The National Police have arrested seven people, including relatives of the former CFO and the bankruptcy administrator, for their involvement in the fraudulent sale of properties at irregular prices.
According to sources from other digital newspapers, seven people have been arrested in Málaga after an exhaustive investigation that reveals how a former financial director and a bankruptcy administrator diverted more than 100 million euros from a bankrupt construction company through the fraudulent sale of properties in Estepona and other locations on the Costa del Sol at prices well below market value. Authorities discovered that the sales were made through companies linked to the detainees, causing losses of millions and making it impossible to pay creditors.
The National Police have dismantled a criminal network that operated from a bankrupt construction company in Málaga, stripping creditors of millions of euros and properties. The case began to take shape in 2017, when the group's companies, in financial crisis, began their bankruptcy proceedings. According to investigators, the company's former financial director and the bankruptcy administrator in charge of the process worked together to divert company assets.

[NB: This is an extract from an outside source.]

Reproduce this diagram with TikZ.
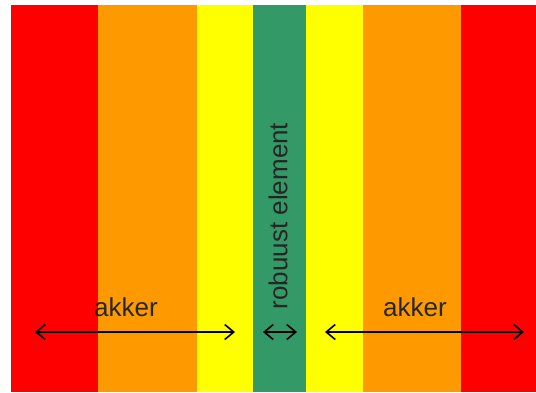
\documentclass[tikz,border=0pt]{standalone}
\usepackage{fontspec}
\setmainfont{Liberation Sans}
\usetikzlibrary{arrows.meta}
\definecolor{strookrood}{HTML}{FF0000}
\definecolor{strookoranje}{HTML}{FF9900}
\definecolor{strookgeel}{HTML}{FFFF00}
\definecolor{strookgroen}{HTML}{339966}
\begin{document}
\begin{tikzpicture}
			[
				x                       = 1pt,
				y                       = -1pt,
				strook/.style           = {fill=#1, draw=none},
				maat/.style             = {draw, line width=1.6pt, {Straight Barb[length=9pt,width=15pt]}-{Straight Barb[length=9pt,width=15pt]}},
				label/.style            = {text=black!85, font=\fontsize{26}{30}\selectfont, inner sep=0pt}
			]
			\useasboundingbox (0,0) rectangle (536,392);
			% stroken
			\foreach \van/\tot/\kleur in {11/98/strookrood, 98/197/strookoranje, 197/253/strookgeel,
				253/306/strookgroen, 306/363/strookgeel, 363/461/strookoranje, 461/536/strookrood}
				\fill [strook=\kleur] (\van,5) rectangle (\tot,392);
			% maatlijnen
			\coordinate (akkerL1) at (35,332);
			\coordinate (akkerL2) at (235,332);
			\coordinate (robuust1) at (263,332);
			\coordinate (robuust2) at (297,332);
			\coordinate (akkerR1) at (325,332);
			\coordinate (akkerR2) at (524,332);
			\draw [maat] (akkerL1) -- (akkerL2);
			\draw [maat] (robuust1) -- (robuust2);
			\draw [maat] (akkerR1) -- (akkerR2);
			\node [label] (akkerL) at (126,307) {akker};
			\node [label] (akkerR) at (415,307) {akker};
			\node [label, rotate=90] (robuust) at (278,216) {robuust element};
		\end{tikzpicture}
\end{document}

Illicit operation under the guise of bankruptcy proceedings
The scheme began to unravel in September 2023, following a complaint filed with the Court of Instruction number 3 of Málaga. The Prosecutor's Office specializing in economic crimes and the National Police began to investigate the suspicious sales operations of assets that were being carried out at very low prices. Among the diverted assets, the properties located in Estepona, on the Costa del Sol, stood out, where several properties under construction were sold to companies linked to those involved at prices of around 70,000 euros, well below their real value.
In addition, investigations revealed that other assets, such as parking spaces, were sold for only 1,500 euros, despite their market price being considerably higher. Investigators maintain that those involved not only sold these properties at irregular prices, but also deliberately concealed the information to prevent other legitimate buyers from accessing them.
Shell companies and fraudulent billing
To execute their plan, the detainees created companies in the name of close relatives, through which they simulated offering services to the bankrupt company. In return, they issued invoices that allowed the money to return to the network, which then used it to acquire properties, assets and credits from the company in bankruptcy itself. In these fraudulent processes, the company suffered a double loss: they kept the assets and also used the funds destined to pay off debts to pay for these irregular purchases.
Arrests and searches
Throughout the investigation, the National Police arrested seven people, including the company's former head of accounting, several relatives of those involved, a regular supplier of the company and his partner. During the searches carried out in several locations in the province of Málaga, more than 400,000 euros in cash, jewelry worth 350,000 euros and a luxury car were seized. In addition, bank accounts with approximately 2.5 million euros were blocked and the sale of 173 properties and 13 vehicles, whose total value is estimated at 143 million euros, was prohibited.
The impact on creditors
According to the bankruptcy administrator's report, the bankrupt company had assets of approximately 200 million euros. However, at the conclusion of the liquidation process, the resources available were not sufficient to satisfy the debts of the creditors. The investigation concluded that the assets were diverted by members of the criminal network, which left creditors without the possibility of recovering their money.
The operation carried out by the National Police uncovers a scheme of financial corruption that, through illegal and fraudulent practices, allowed the detainees to appropriate millions of euros in properties and assets. The investigation is ongoing, and authorities have promised to take action to ensure that those involved face justice for the crimes committed. Meanwhile, the company's creditors continue to fight to recover their losses amid this economic scandal.